A Beauty-in-Waiting in Belvedere

For historical perspective, the Panama Canal was completed in October of 1913. That’s about when Dr. Florence Nightingale Ward, a San Francisco surgeon, finished a Mediterranean-style villa she’d built at 10 Pomander Walk in Belvedere. Despite no Central American canal, Dr. Ward had made four trips to Europe to study obstetrics and gynecology prior to building her Belvedere retreat.

In 1908, at age 48, she divorced her philandering husband and raised their two daughters alone. The Belvedere property was a getaway for them, as Dr. Ward had a year-round home in the city, where she practiced at a small hospital/clinic she owned.

Rumors have persisted that architect Julia Morgan —of Hearst Castle fame — did a rough sketch of Dr. Ward’s villa as Morgan often did for close friends, which Dr. Ward, according to Belvedere historian Beverly Bastion, clearly was. However, no documentation of such a role exists. In 1919, Dr.

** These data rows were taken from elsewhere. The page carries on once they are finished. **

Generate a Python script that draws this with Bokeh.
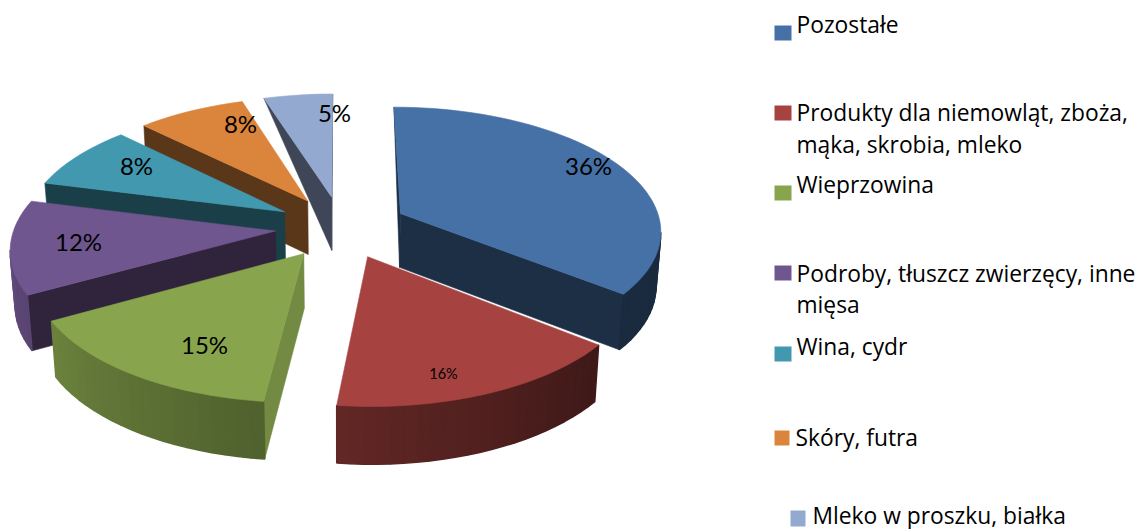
import numpy as np
from bokeh.plotting import figure
from bokeh.models import Range1d
from bokeh.core.properties import value
from bokeh.embed import file_html
from bokeh.resources import INLINE

categories = ["Pozostałe", "Produkty dla niemowląt, zboża,\nmąka, skrobia, mleko", "Wieprzowina",
              "Podroby, tłuszcz zwierzęcy, inne\nmięsa", "Wina, cydr", "Skóry, futra", "Mleko w proszku, białka"]
shares = [35.7, 16.1, 15.1, 12.1, 8.4, 7.7, 4.9]
colors = ["#4671A6", "#A64340", "#88A54E", "#70568F", "#4198AF", "#DB843C", "#94A9D0"]
draw_order = [6, 5, 4, 0, 3, 2, 1]

# layout of the 3-D projection (pixels)
CX, CY, R, TILT, PERSP, EXPLODE, DEPTH = 341, 226.5, 261, 0.471, 0.125, 0.254, 54
label_pos = [(588, 165), (443, 372.5), (204, 344), (78, 241), (136, 165), (240, 123), (334, 112)]
label_size = ["24px", "14.5px", "24px", "24px", "24px", "24px", "24px"]
swatches = [(774, 25, 17, 15), (774, 105, 17, 15), (774, 185, 17, 15), (774, 265, 17, 15),
            (774, 346, 17, 15), (774, 430, 15, 15), (790, 510, 15, 16)]
legend_x = [796, 796, 796, 796, 796, 795, 812]
legend_base = [[24.2], [112.2, 144.2], [184.2], [273.2, 304.2], [345.5], [436.5], [514.5]]
LEGEND_FONT, LEGEND_SIZE = "Open Sans", "22.8px"


def proj(u, v, bottom=False):
    w = 1 / (1 - PERSP * v)
    if bottom:
        return CX + R * u * w * 0.985, CY + R * TILT * v * w + DEPTH * w ** 0.4
    return CX + R * u * w, CY + R * TILT * v * w


def shade(c, f):
    r, g, b = int(c[1:3], 16), int(c[3:5], 16), int(c[5:7], 16)
    return "#%02x%02x%02x" % (int(r * f), int(g * f), int(b * f))


p = figure(width=1138, height=529, output_backend="svg", toolbar_location=None,
           x_range=Range1d(0, 1138), y_range=Range1d(529, 0), min_border=0)
p.axis.visible = False
p.grid.visible = False
p.outline_line_color = None

edges = np.cumsum([0] + shares) / sum(shares) * 2 * np.pi


def poly(xs, ys, color, lw=0.6):
    p.patch(list(xs), list(ys), fill_color=color, line_color=color, line_width=lw)


for i in draw_order:
    t0, t1 = edges[i], edges[i + 1]
    mid = (t0 + t1) / 2
    au, av = EXPLODE * np.sin(mid), -EXPLODE * np.cos(mid)
    th = np.linspace(t0, t1, max(int((t1 - t0) * 24), 8))
    ru, rv = au + np.sin(th), av - np.cos(th)
    base = colors[i]
    # cut walls
    for t, sign in ((t0, -1), (t1, 1)):
        eu, ev = au + np.sin(t), av - np.cos(t)
        ax, ay = proj(au, av)
        bx, by = proj(au, av, True)
        ex, ey = proj(eu, ev)
        fx, fy = proj(eu, ev, True)
        cross = (ex - ax) * (fy - ey) - (ey - ay) * (fx - ex)
        if cross * sign <= 0:
            continue
        f = 0.84 if 150 < np.degrees(t) < 200 else 0.42
        if ev < -1.05:  # far rim: the wall narrows to the corner
            poly([ax, ex, bx], [ay, ey, by], shade(base, f))
        else:
            poly([ax, ex, fx, bx], [ay, ey, fy, by], shade(base, f))
    # outer rim
    for k in range(len(th) - 1):
        x0, y0 = proj(ru[k], rv[k])
        x1, y1 = proj(ru[k + 1], rv[k + 1])
        if x1 >= x0:
            continue
        x2, y2 = proj(ru[k + 1], rv[k + 1], True)
        x3, y3 = proj(ru[k], rv[k], True)
        deg = np.degrees((th[k] + th[k + 1]) / 2)
        f = min(0.9, 0.38 + max(deg - 130, 0) / 140 * 0.52)
        poly([x0, x1, x2, x3], [y0, y1, y2, y3], shade(base, f), 1.5)
    # top face
    tx, ty = proj(ru, rv)
    ax, ay = proj(au, av)
    poly([ax] + list(tx), [ay] + list(ty), base)

for i, s in enumerate(shares):
    lx, ly = label_pos[i]
    p.text([lx], [ly], text=[f"{round(s)}%"], text_font=value("Lato"), text_font_size=label_size[i],
           text_color="#000000", text_align="center", text_baseline="middle")

for i, name in enumerate(categories):
    x, y, w, h = swatches[i]
    p.quad(left=[x], right=[x + w], top=[y], bottom=[y + h], fill_color=colors[i], line_color=None)
    for line, by in zip(name.split("\n"), legend_base[i]):
        p.text([legend_x[i]], [by], text=[line], text_font=value(LEGEND_FONT), text_font_size=LEGEND_SIZE,
               text_color="#000000", text_align="left", text_baseline="alphabetic")

open("out.html", "w").write(file_html(p, INLINE))
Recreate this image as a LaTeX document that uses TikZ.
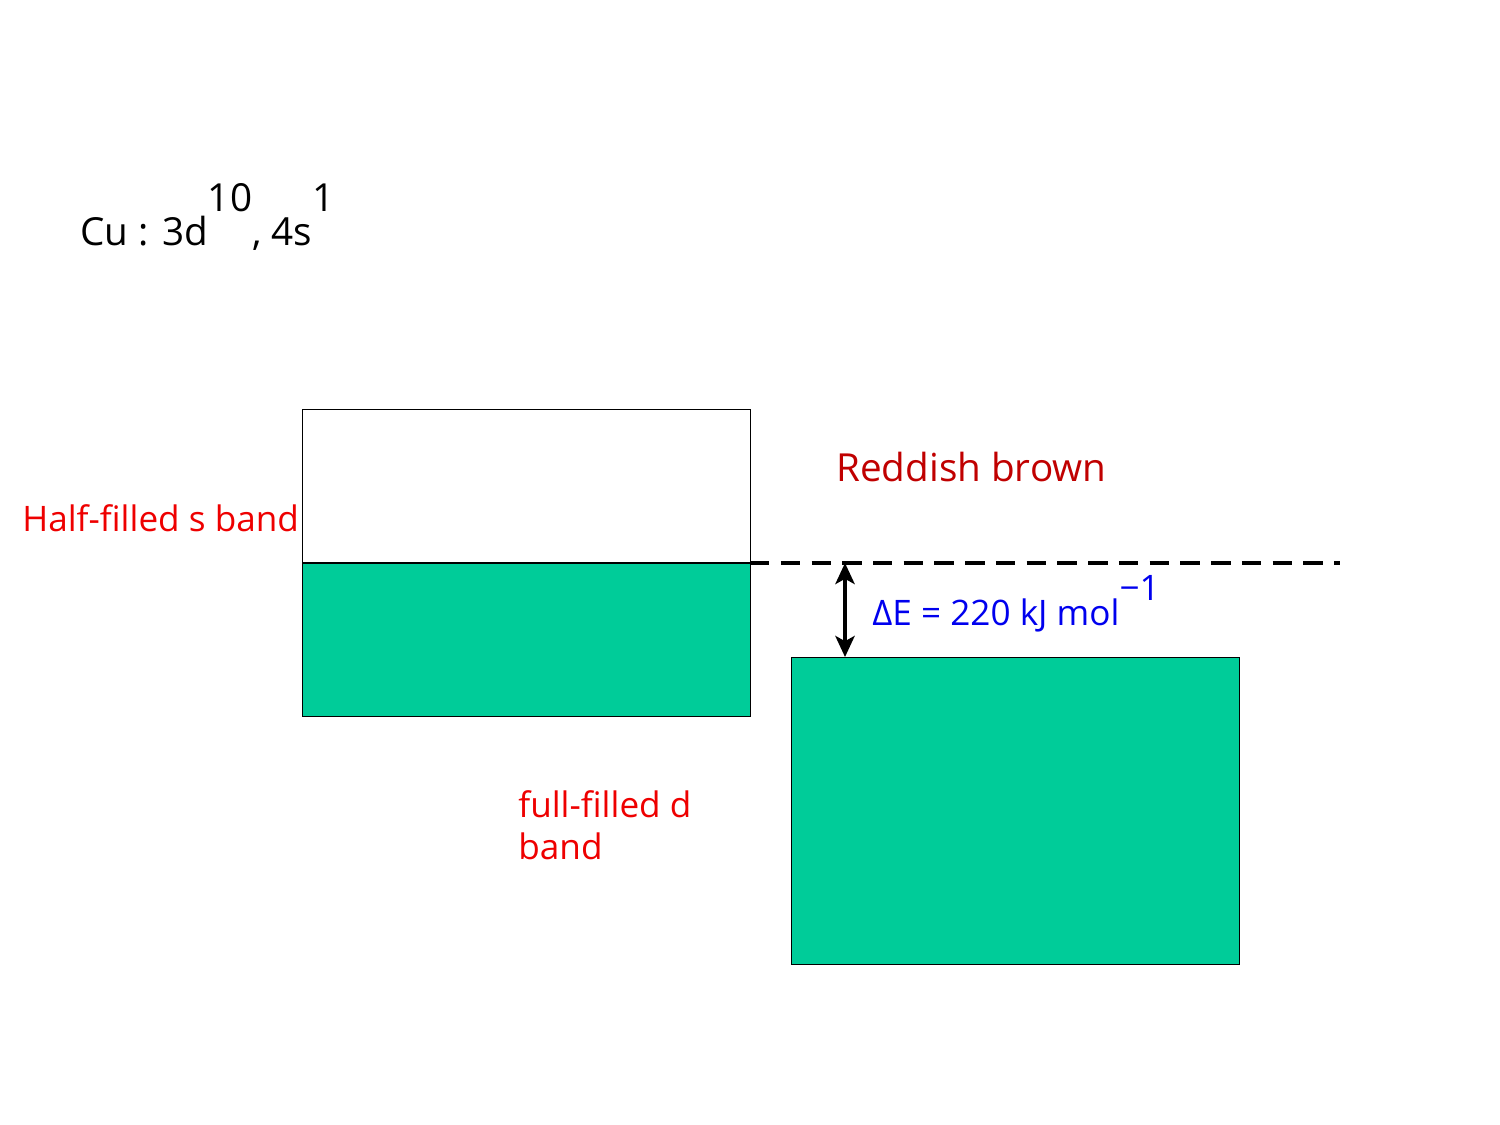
\documentclass[tikz,border=0pt]{standalone}
\usepackage{fontspec}
\setmainfont{Open Sans}
\usetikzlibrary{arrows.meta}
\definecolor{bandgreen}{HTML}{00CC99}
\definecolor{lblred}{HTML}{EE0000}
\definecolor{darkred}{HTML}{C00000}
\definecolor{lblblue}{HTML}{0000EE}
\tikzset{
  band/.style={draw=black, line width=0.6pt},
  lbl/.style={inner sep=0pt, anchor=base west, font=\fontsize{20}{24}\selectfont},
}
\begin{document}
\begin{tikzpicture}[x=0.02cm, y=-0.02cm]
\useasboundingbox (0,0) rectangle (1500,1125);
% upper band
\path[fill=bandgreen] (302,563) rectangle (750,716);
\node[band, minimum width=448*0.02cm, minimum height=307*0.02cm, inner sep=0pt, anchor=north west] (sband) at (302,409) {};
\coordinate (mid) at (750,563);
\draw[line width=0.6pt] (302,563) -- (mid);
% lower band
\node[band, fill=bandgreen, minimum width=448*0.02cm, minimum height=307*0.02cm, inner sep=0pt, anchor=north west] (dband) at (791,657) {};
% dashed line
\coordinate (dashend) at (1340,563);
\draw[line width=2.2pt, dash pattern=on 11pt off 6.5pt] (mid) -- (dashend);
% arrow
\coordinate (atop) at (845,563);
\coordinate (abot) at (845,657);
\draw[line width=2pt, {Stealth[length=12pt,width=11pt,inset=3pt]}-{Stealth[length=12pt,width=11pt,inset=3pt]}] (atop) -- (abot);
% labels
\node[lbl, font=\fontsize{22}{26}\selectfont] (cu) at (80,245) {Cu : 3d\raisebox{19pt}{10}, 4s\raisebox{19pt}{1}};
\node[lbl, text=lblred] (hs) at (22,531) {Half-filled s band};
\node[lbl, text=darkred, font=\fontsize{22}{26}\selectfont] (rb) at (836,481) {Reddish brown};
\node[lbl, text=lblblue] (de) at (872,625) {ΔE = 220 kJ mol\raisebox{14pt}{−1}};
\node[lbl, text=lblred, align=left, anchor=north west] (fd) at (518,790) {full-filled d\\band};
\end{tikzpicture}
\end{document}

Ward died at age 59 without having spent much time at 10 Pomander Walk.
In the 1920s, the property was purchased by Joseph and Helen Pugh and would remain in their ownership for nearly 50 years.

“During the 1950s,” remembers Joan (Millzner) Palermo, who as a young girl lived next-door, “Joe—he was in the marine insurance business—would always sit and smoke a cigar while Helen puttered in the garden.” Palermo, now the town of Tiburon’s administrative receptionist, recalls the Pomander property as “having a sundeck covered in wisteria and below that, blackberries we’d pick and a tree that cascaded avocados down on our yard.”

By the mid-1960s, the Pughs, according to accounts, had allowed the property to fall into disrepair. After Helen Pugh’s passing, it was acquired by Robin and Loretta Taylor (now living in Corte Madera), who restored much of the home’s former magic and, in 1998, sold it to the present owners, Paul Vincent Wiseman, president of the Wiseman Group, an international interior design firm, and Richard Snyder, an attorney.

Wiseman and Snyder, after living at 10 Pomander Walk for nine years, recently moved to Mill Valley while the property undergoes a complete restoration. “A home needs time to tell you its story,” explains Wiseman, a nationally known designer. “And this home has good energy about it, along with incredible views.” Included in the latter are Corinthian and Angel islands, Belvedere and Tiburon, Mount Tamalpais, Sausalito and the Golden Gate Bridge.

Wiseman sees his personal project taking as long as two years, costing into seven figures, and including such tasks as deepening the basement and replacing all the aluminum window casings with wooden frames. “Because Pomander is a ‘Walk,’ not a street,” he adds, “the house has never seen the likes of an automobile; you might say there’s an almost sacred quality about it.”

Image 2:  Queen Anne Victorian built in Domincan in the 1890’s by druggist T.C. Malone for his wife, Agnes.  Inset, the home as it is today.
Image 3:  Belvedere home built in 1913 by Dr. Florence Nightingale Ward, a San Francisco surgeon.